A la signature de M. Antoine Delarue, ancien responsable des études à la Direction de la Sécurité Sociale et chercheur associé à la Chaire transitions démographiques et transitions économiques, la fondation iFRAP vient de publier un article crânement intitulé : “Le potentiel d’innovation des points pour créer le système de retraites de demain” (texte intégral ICI).
La retraite par répartition imposée depuis 70 ans par l’Etat providence courant à la faillite, cette étude très documentée de M. Delarue (cinq pages d’une police serrée) veut convaincre le lecteur que le système de retraites de demain repose sur une innovation qui, selon moi, et malgré la haute idée que s'en fait son auteur, ne représente rien d’autre qu’une adaptation paramétrique de plus.
En effet, le problème existentiel posé par le système de retraites par répartition réside avant tout, me semble-t-il, dans son financement. Une fois cette difficulté majeure résolue, on peut alors s’adonner en toute tranquillité d’esprit à rechercher la meilleure façon de faire fonctionner harmonieusement un système de retraites délivré d’une épée de Damoclès fatale à terme.
Aujourd’hui, les retraites sont financées à fonds perdus par le travail; mais comme cela n’y suffit pas, l’Etat providence se trouve dans l’obligation d’aller emprunter sur les marchés internationaux faisant alors que la dette visible atteint 97,5% du PIB et même 260% du PIB si l’on y ajoute les engagements hors bilan, soit une somme totale de 5.200 milliards d’euros !!
Le modèle proposé d’un système de retraites par points, dont la structure par répartition reste inchangée, serait-il alors la panacée susceptible de régler une fois pour toutes la question lancinante de son financement ? Pour le dire en termes imagés, un moteur peut-il tourner sans être alimenté du carburant nécessaire à son fonctionnement ? Poser la question c’est y répondre.
Pour justifier sa démonstration de la supériorité d’un régime de retraites par points adossé sur la répartition, donc à l’évidence condamné à terme, M. Antoine Delarue s’appuie sur la négociation qui vient d’avoir lieu entre les gestionnaires sociaux concernant le rééquilibrage des comptes de l’AGIRC et de l’ARRCO en voie accélérée d’insolvabilité :
“Cette négociation ouvre la voie, sans doute historique, à une modernisation en profondeur de notre système de retraite en s’appuyant sur le potentiel d’innovation du fonctionnement par points.

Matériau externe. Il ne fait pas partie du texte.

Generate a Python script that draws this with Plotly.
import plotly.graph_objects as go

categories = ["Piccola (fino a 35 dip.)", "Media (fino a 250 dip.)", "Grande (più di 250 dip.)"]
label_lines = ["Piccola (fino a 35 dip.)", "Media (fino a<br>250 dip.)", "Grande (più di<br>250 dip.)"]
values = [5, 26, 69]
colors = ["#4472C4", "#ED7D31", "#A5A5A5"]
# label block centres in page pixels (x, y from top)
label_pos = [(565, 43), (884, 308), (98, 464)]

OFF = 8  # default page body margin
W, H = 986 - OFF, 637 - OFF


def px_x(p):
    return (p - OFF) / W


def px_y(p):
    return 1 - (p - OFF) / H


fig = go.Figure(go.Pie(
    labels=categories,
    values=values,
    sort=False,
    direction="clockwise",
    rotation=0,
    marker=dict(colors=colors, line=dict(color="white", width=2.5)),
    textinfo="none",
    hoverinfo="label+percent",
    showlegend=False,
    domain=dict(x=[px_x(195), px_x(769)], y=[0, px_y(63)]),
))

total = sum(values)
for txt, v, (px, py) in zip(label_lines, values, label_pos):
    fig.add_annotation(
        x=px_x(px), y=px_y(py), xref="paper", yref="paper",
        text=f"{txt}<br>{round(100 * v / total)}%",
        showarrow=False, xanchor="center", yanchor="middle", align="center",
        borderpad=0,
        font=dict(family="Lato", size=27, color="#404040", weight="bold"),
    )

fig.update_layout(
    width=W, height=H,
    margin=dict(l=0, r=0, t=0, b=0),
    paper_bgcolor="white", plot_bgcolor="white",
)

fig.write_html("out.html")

Un système simple et lisible, par opposition à la complexité du fonctionnement de notre régime de base (CNAV) en annuités”. On est donc bien dans un simple exercice paramétrique.
Les retraites par répartition, y compris par points, étant condamnées dans la situation démographique, économique et fiscale dans laquelle se trouve durablement plongé notre pays, que se passerait-il si notre argent était “capitalisé”, c'est-à-dire placé sur un compte épargne retraite individuel ? Voici la réponse apportée par Jacques Garello dans son petit livre pédagogique* dédié à un système pérenne de retraites par capitalisation :
“Que se passerait-il si votre argent était “capitalisé” ? Il serait placé, et année après année, tout au long de votre période de cotisation, il rapporterait un intérêt, qui viendrait grossir votre apport. Votre capital sera ainsi accumulé au lieu d’être immédiatement dépensé (...) La répartition, c’est la rentabilité zéro, c’est une promesse de remboursement de plus en plus incertaine. La capitalisation c’est la rentabilité assurée, qui augmente sans arrêt, et qui sera d’autant plus élevée que le placement sera durable et fructueux”.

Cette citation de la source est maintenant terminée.